_Exercise prompt_. Go through the entries below and collect each line with the string "this" in it.
——————————
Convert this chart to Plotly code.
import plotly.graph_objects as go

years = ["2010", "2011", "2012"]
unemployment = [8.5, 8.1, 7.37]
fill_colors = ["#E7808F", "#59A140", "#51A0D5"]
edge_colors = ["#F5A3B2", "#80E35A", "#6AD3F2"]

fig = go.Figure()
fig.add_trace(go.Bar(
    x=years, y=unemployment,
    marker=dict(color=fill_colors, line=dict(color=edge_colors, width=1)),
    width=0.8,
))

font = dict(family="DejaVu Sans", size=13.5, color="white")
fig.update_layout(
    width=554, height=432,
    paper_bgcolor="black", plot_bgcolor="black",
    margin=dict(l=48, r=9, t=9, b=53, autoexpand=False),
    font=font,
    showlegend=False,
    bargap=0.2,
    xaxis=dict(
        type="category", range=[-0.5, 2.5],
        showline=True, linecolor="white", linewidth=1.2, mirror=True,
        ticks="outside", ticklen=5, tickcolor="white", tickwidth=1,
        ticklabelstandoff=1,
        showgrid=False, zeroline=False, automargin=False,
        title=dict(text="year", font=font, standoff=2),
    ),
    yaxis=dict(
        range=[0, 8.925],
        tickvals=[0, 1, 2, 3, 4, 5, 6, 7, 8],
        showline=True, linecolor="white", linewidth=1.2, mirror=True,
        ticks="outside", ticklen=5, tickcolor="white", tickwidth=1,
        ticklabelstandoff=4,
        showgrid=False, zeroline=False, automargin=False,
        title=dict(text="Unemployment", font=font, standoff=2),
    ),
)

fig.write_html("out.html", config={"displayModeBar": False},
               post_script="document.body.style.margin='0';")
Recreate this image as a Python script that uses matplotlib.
——————————
_Correct answer_.
Convert this chart to Plotly code.
Recreate this image as a Python script that uses matplotlib.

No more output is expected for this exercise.